A Solar Eclipse is a natural event. It takes place when the Moon passes in front of the Sun and casts a shadow across Earth. There can be between 2 and 5 solar eclipses each year. This occurs only during a New Moon phase.

There are three main types of a solar eclipse: Partial Eclipse, Annular Eclipse and Total Eclipse. The total Eclipse is also known as totality. It happens when the Moon completely obscures the Sun and only a faint solar corona is left.

 

Quick Facts: –

  • A total solar eclipse is very rare. It takes place only once in every eighteen months. It can last a maximum of 7 minutes and 30 seconds.
  • There is one more type known as a Hybrid Eclipse, occurring when the type of eclipse shifts between a total and annular eclipse depending on your location on earth.
  • The eclipse shadows travel at a speed of 1,100 mph at the equator and up to 5,000 mph near the poles.
  • In every 18 years and 11 days, almost identical eclipses occur.

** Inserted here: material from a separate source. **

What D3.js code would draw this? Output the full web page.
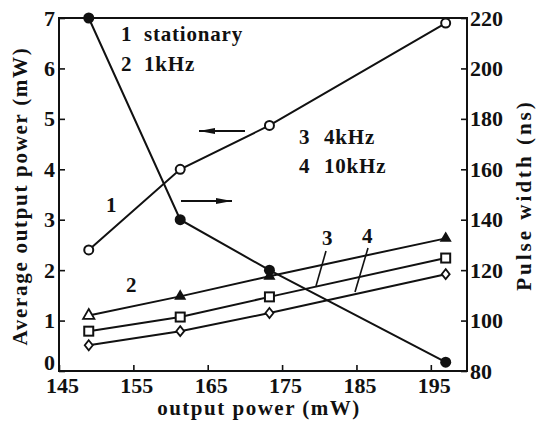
<!DOCTYPE html>
<html lang="en">
<head>
    <meta charset="UTF-8">
    <title>Output power vs pulse width</title>
    <script src="https://d3js.org/d3.v7.min.js"></script>
    <style>
        body { margin: 0; background: #fff; }
        text { font-family: "Liberation Serif", "DejaVu Serif", serif; fill: #111; font-weight: bold; }
    </style>
</head>
<body>
<script>
    // data
    var powers = [149, 161.3, 173.3, 197];           // output power (mW)
    var stationary = [2.4, 4.0, 4.87, 6.9];          // curve 1, average output power (mW)
    var khz1 = [1.1, 1.48, 1.88, 2.63];              // curve 2
    var khz4 = [0.79, 1.07, 1.47, 2.24];             // curve 3
    var khz10 = [0.51, 0.79, 1.15, 1.92];            // curve 4
    var pulseWidth = [220, 140, 120, 83.5];          // pulse width (ns), right axis
    var xTicks = [145, 155, 165, 175, 185, 195];
    var yTicks = [0, 1, 2, 3, 4, 5, 6, 7];
    var yRTicks = [80, 100, 120, 140, 160, 180, 200, 220];

    var width = 536, height = 423;
    var pLeft = 59, pRight = 467, pTop = 18, pBottom = 371;

    var svg = d3.select("body").append("svg")
        .attr("width", width)
        .attr("height", height);

    var x = d3.scaleLinear().domain([145, 200]).range([pLeft, pRight + 1]);
    var y = d3.scaleLinear().domain([0, 7]).range([pBottom, pTop]);
    var yR = d3.scaleLinear().domain([80, 220]).range([pBottom, pTop]);

    // axes, ticks pointing inward
    var gx = svg.append("g").attr("transform", "translate(0," + pBottom + ")")
        .call(d3.axisBottom(x).tickValues(xTicks).tickFormat(d3.format("d")).tickSize(-6).tickPadding(6));
    var gy = svg.append("g").attr("transform", "translate(" + pLeft + ",0)")
        .call(d3.axisLeft(y).tickValues(yTicks).tickFormat(d3.format("d")).tickSize(-6).tickPadding(4));
    var gr = svg.append("g").attr("transform", "translate(" + pRight + ",0)")
        .call(d3.axisRight(yR).tickValues(yRTicks).tickFormat(d3.format("d")).tickSize(-6).tickPadding(3));
    [gx, gy, gr].forEach(function(g) {
        g.select(".domain").remove();
        g.selectAll(".tick line").attr("stroke", "#111").attr("stroke-width", 1.6);
        g.selectAll(".tick text").attr("font-size", 22).attr("fill", "#111")
            .style("font-family", "Liberation Serif").style("font-weight", "bold");
    });
    gx.selectAll(".tick text").attr("dy", "0.71em").attr("dx", 3);
    gy.selectAll(".tick text").filter(function(d) { return d === 0; }).attr("dy", "-0.05em");

    svg.append("rect")
        .attr("x", pLeft).attr("y", pTop)
        .attr("width", pRight - pLeft).attr("height", pBottom - pTop)
        .attr("fill", "none").attr("stroke", "#111").attr("stroke-width", 2);

    var line = d3.line();
    function drawLine(vals, scale) {
        svg.append("path")
            .attr("d", line(powers.map(function(p, i) { return [x(p), scale(vals[i])]; })))
            .attr("fill", "none").attr("stroke", "#111").attr("stroke-width", 2);
    }
    drawLine(stationary, y);
    drawLine(khz1, y);
    drawLine(khz4, y);
    drawLine(khz10, y);
    drawLine(pulseWidth, yR);

    // markers
    powers.forEach(function(p, i) {
        svg.append("circle").attr("cx", x(p)).attr("cy", y(stationary[i])).attr("r", 4.5)
            .attr("fill", "#fff").attr("stroke", "#111").attr("stroke-width", 2);
        svg.append("rect").attr("x", x(p) - 4.5).attr("y", y(khz4[i]) - 4.5)
            .attr("width", 9).attr("height", 9)
            .attr("fill", "#fff").attr("stroke", "#111").attr("stroke-width", 2);
        svg.append("path").attr("d", "M0,-5L4,0L0,5L-4,0Z")
            .attr("transform", "translate(" + x(p) + "," + y(khz10[i]) + ")")
            .attr("fill", "#fff").attr("stroke", "#111").attr("stroke-width", 1.8);
        svg.append("path").attr("d", d3.symbol(d3.symbolTriangle, i == 0 ? 55 : 35)())
            .attr("transform", "translate(" + x(p) + "," + y(khz1[i]) + ")")
            .attr("fill", i == 0 ? "#fff" : "#111").attr("stroke", "#111").attr("stroke-width", 1.8);
        svg.append("circle").attr("cx", x(p)).attr("cy", yR(pulseWidth[i])).attr("r", 5.5)
            .attr("fill", "#111");
    });

    // arrows: tip at x2
    function arrow(x1, x2, yy) {
        svg.append("line").attr("x1", x1).attr("x2", x2).attr("y1", yy).attr("y2", yy)
            .attr("stroke", "#111").attr("stroke-width", 2);
        var dir = x2 > x1 ? 1 : -1;
        svg.append("path")
            .attr("d", "M" + x2 + "," + yy + "L" + (x2 - dir * 16) + "," + (yy - 3)
                + "L" + (x2 - dir * 16) + "," + (yy + 3) + "Z")
            .attr("fill", "#111");
    }
    arrow(245, 199, 131);
    arrow(181, 232, 201);

    // leader lines for curves 3 and 4
    svg.append("line").attr("x1", 326).attr("y1", 251).attr("x2", 316).attr("y2", 286)
        .attr("stroke", "#111").attr("stroke-width", 1.6);
    svg.append("line").attr("x1", 368).attr("y1", 248).attr("x2", 355).attr("y2", 292)
        .attr("stroke", "#111").attr("stroke-width", 1.6);

    // annotations
    function label(t, tx, ty) {
        svg.append("text").attr("x", tx).attr("y", ty).attr("font-size", 21)
            .attr("letter-spacing", 0.8).text(t);
    }
    label("1", 121, 41);
    label("stationary", 144, 41);
    label("2", 121, 71);
    label("1kHz", 144, 71);
    label("3", 299, 144);
    label("4kHz", 324, 144);
    label("4", 299, 173);
    label("10kHz", 324, 173);
    label("1", 106, 212);
    label("2", 126, 292);
    label("3", 322, 245);
    label("4", 362, 243);

    // axis titles
    svg.append("text").attr("x", 259).attr("y", 415).attr("text-anchor", "middle")
        .attr("font-size", 21).attr("letter-spacing", 1.5).text("output power (mW)");
    svg.append("text").attr("transform", "translate(27,196) rotate(-90)")
        .attr("text-anchor", "middle").attr("font-size", 21).attr("letter-spacing", 1.7)
        .text("Average output power (mW)");
    svg.append("text").attr("transform", "translate(531,195) rotate(-90)")
        .attr("text-anchor", "middle").attr("font-size", 21).attr("letter-spacing", 3)
        .text("Pulse width (ns)");
</script>
</body>
</html>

This duration is known as Saros Cycle.
  • The weather changes noticeably during the condition of a solar eclipse. Generally, the air temperature drops because of the loss of light.
  • The maximum width of the path of the totality is 264 kilometers.
  • You should never look at the Sun directly during an eclipse because the bright light of the Sun can damage human eyes very quickly.
  • After a total solar eclipse, day light takes about one hour to get restored completely.